As I mentioned, as long as you can break up your outline and blend in with your surroundings, you should be set.
The morning started out below freezing, but by the time I shot this red stag in Patagonia, I was down to my base layer t-shirt and a vest.
If your weather is “not too hot, not too cold,” then a good vest is a great layer to add.
It’ll provide a bit of extra body warmth, while keeping your arms unrestrained.
If you live in a state that requires hunters to wear international or “blaze” orange while pursuing particular game, you can kill two birds with one stone and don an orange hunting vest.

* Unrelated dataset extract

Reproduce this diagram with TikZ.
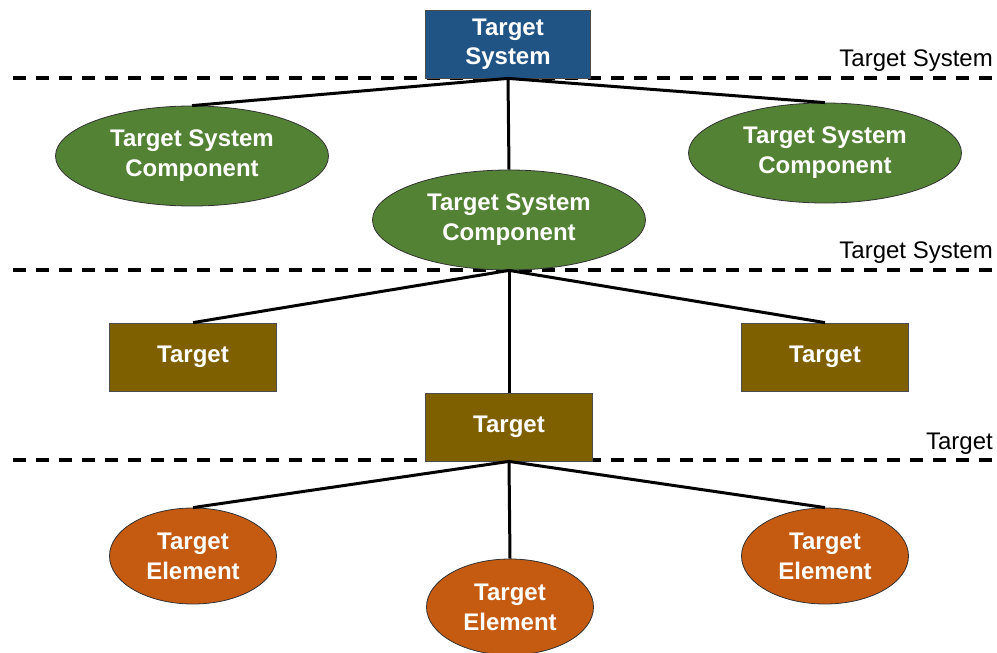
\documentclass[tikz,border=0pt]{standalone}
\usepackage{fontspec}
\setmainfont{Liberation Sans}
\usepackage{xcolor}
\usetikzlibrary{shapes.geometric, positioning, calc}

\definecolor{sysblue}{RGB}{31,84,133}
\definecolor{compgreen}{RGB}{84,130,53}
\definecolor{tgtolive}{RGB}{127,96,0}
\definecolor{elemorange}{RGB}{197,90,17}

\tikzset{
  sysbox/.style={rectangle, draw=black!70, line width=0.8pt, fill=sysblue, text=white,
    font=\fontsize{24}{29}\selectfont\bfseries, align=center, minimum width=165pt, minimum height=68pt, inner sep=0pt},
  compnode/.style={ellipse, draw=black!80, line width=0.8pt, fill=compgreen, text=white,
    font=\fontsize{24}{30}\selectfont\bfseries, align=center, minimum width=273pt, minimum height=100pt, inner sep=0pt},
  tgtbox/.style={rectangle, draw=black!70, line width=0.8pt, fill=tgtolive, text=white,
    font=\fontsize{24}{28}\selectfont\bfseries, align=center, minimum width=167pt, minimum height=68pt, inner sep=0pt},
  elemnode/.style={ellipse, draw=black!80, line width=0.8pt, fill=elemorange, text=white,
    font=\fontsize{24}{30}\selectfont\bfseries, align=center, minimum width=167pt, minimum height=96pt, inner sep=0pt},
  link/.style={line width=3pt, black},
  divider/.style={line width=4pt, black, dash pattern=on 13pt off 10pt},
  levellabel/.style={font=\fontsize{24}{28}\selectfont, anchor=base east, inner sep=0pt}
}

\begin{document}
\begin{tikzpicture}[x=1pt, y=-1pt]
  \useasboundingbox (0,0) rectangle (997,653);

  % level dividers
  \coordinate (d1l) at (13,78);  \coordinate (d1r) at (997,78);
  \coordinate (d2l) at (13,270); \coordinate (d2r) at (997,270);
  \coordinate (d3l) at (13,460); \coordinate (d3r) at (997,460);
  \draw[divider] (d1l) -- (d1r);
  \draw[divider] (d2l) -- (d2r);
  \draw[divider] (d3l) -- (d3r);
  \node[levellabel] (lab1) at (993,66) {Target System};
  \node[levellabel] (lab2) at (993,258) {Target System};
  \node[levellabel] (lab3) at (993,449) {Target};

  % nodes
  \node[sysbox] (sys) at (508,44) {Target\\System};
  \node[compnode] (compL) at (192,156) {Target System\\Component};
  \node[compnode] (compR) at (825,153) {Target System\\Component};
  \node[compnode] (compM) at (509,220) {Target System\\Component};

  \node[tgtbox] (tgtL) at (193,357) {Target};
  \node[tgtbox] (tgtR) at (825,357) {Target};
  \node[tgtbox] (tgtM) at (509,427) {Target};

  \node[elemnode] (elemL) at (193,556) {Target\\Element};
  \node[elemnode] (elemR) at (825,556) {Target\\Element};
  \node[elemnode] (elemM) at (510,607) {Target\\Element};

  % connectors
  \draw[link] (sys.south) -- (compL.north);
  \draw[link] (sys.south) -- (compR.north);
  \draw[link] (sys.south) -- (compM.north);
  \draw[link] (compM.south) -- (tgtL.north);
  \draw[link] (compM.south) -- (tgtR.north);
  \draw[link] (compM.south) -- (tgtM.north);
  \draw[link] (tgtM.south) -- (elemL.north);
  \draw[link] (tgtM.south) -- (elemR.north);
  \draw[link] (tgtM.south) -- (elemM.north);
\end{tikzpicture}
\end{document}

Be sure to check your state’s regulations before you head to the woods without it!
The author, quail hunting in South Carolina.
Reaching the top of our bodies, we arrive at headwear.

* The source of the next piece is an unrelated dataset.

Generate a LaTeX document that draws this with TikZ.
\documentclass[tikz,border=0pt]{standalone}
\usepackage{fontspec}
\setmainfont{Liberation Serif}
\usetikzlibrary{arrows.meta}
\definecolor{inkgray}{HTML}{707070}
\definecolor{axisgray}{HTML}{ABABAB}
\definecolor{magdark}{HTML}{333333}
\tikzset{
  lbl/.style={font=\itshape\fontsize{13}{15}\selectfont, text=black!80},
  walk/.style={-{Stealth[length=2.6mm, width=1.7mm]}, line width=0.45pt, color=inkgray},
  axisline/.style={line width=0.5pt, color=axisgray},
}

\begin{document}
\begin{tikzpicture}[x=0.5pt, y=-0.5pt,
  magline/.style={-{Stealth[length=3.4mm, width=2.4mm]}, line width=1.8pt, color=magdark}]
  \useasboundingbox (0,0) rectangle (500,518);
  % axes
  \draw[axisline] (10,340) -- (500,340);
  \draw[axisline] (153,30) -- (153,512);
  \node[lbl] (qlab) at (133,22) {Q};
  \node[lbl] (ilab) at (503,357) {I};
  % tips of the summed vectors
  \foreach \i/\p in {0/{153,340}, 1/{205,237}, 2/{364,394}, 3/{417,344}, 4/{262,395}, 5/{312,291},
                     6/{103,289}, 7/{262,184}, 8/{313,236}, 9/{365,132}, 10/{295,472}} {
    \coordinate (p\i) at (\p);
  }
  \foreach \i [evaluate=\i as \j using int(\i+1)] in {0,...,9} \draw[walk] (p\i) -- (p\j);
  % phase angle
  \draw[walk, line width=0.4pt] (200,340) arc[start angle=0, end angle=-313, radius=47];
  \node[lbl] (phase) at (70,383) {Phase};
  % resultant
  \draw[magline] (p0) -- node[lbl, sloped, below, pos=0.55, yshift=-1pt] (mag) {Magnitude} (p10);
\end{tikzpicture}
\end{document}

Needless to say, you’ve likely seen an overabundance of options when it comes to hunting hats.
Even non-hunting brands sell camo hats these days, so don’t let the ridiculous number of choices overwhelm you.
When it comes to hunting, hats serve one purpose – to keep your head covered (part of breaking up your outline), whether it is for camouflage alone or for warmth and protection as well.
The same goes for facemasks. You’d be surprised how much a person’s face sticks out in a forest of greens, browns, and greys.
In warmer months, I prefer face paint in lieu of a facemask.
Since I don’t need the extra layer for warmth, I find myself adjusting and readjusting it more than necessary.
A few quick stripes of face paint will take care of that issue.
Choosing the right fit in a hat and facemask are important – if you are constantly fidgeting with either one, you’ll likely spook a deer before you even see it coming.
There’s about a 60 degree temperature difference between these two photos.
When discussing hunting clothing, we can’t forget about gloves.
As with hats and facemasks, hunting glove’s main purpose is to keep your hands covered, even in warm weather.
I keep a lightweight pair for deer hunting in spring or early fall, and a heavier pair for winter months.
Keep in mind that, even in cold weather, you still need to maintain dexterity in your hands.
Dense, chunky gloves might be warm, but there’s no sense in wearing them hunting if you can’t actually hunt while wearing them!
I like the fingerless glove / mitten combo style best.
Last, but certainly not least, we have hunting packs and backpacks.
You can easily go overboard when it comes to the gear we carry, so I try to take a minimalist approach at first.
After all, the more space you have, the more likely you are to “over pack.”
Whether you prefer a hunting backpack or waist pack, both options are great.
A backpack allows you to carry heavier gear (or pack out your game), while a waist pack allows for a bit more access – you don’t have to take it off to search for something.
With either option, vital traits of a hunting pack are weight, function, and durability.
You want the pack to be light when it is empty, but not so flimsy that it will tear on the first rock you snag.
It should also be weather resistant, if not entirely waterproof.
We pack in everything from expensive optics and delicate camera gear, to ammunition and rations in them, after all.
I opt for packs with multiple pockets or compartments in lieu of one big pouch, so that I can easily sort (and later, find) my gear with ease.
When you aren’t in the field or on the mountain, take care of your hunting clothing and gear at home.
Wash your camouflage separately from other laundry, using scent-free detergent and dryer sheets, and keep it stored separately as well.
Scent can travel very far, very quickly, and you don’t want to ruin your hunt before it begins!
With fit, comfort, mobility, and durability in mind, paired with the knowledge of what terrain and weather you’ll encounter on your adventures, you’ll be on your way to a successful hunt in no time.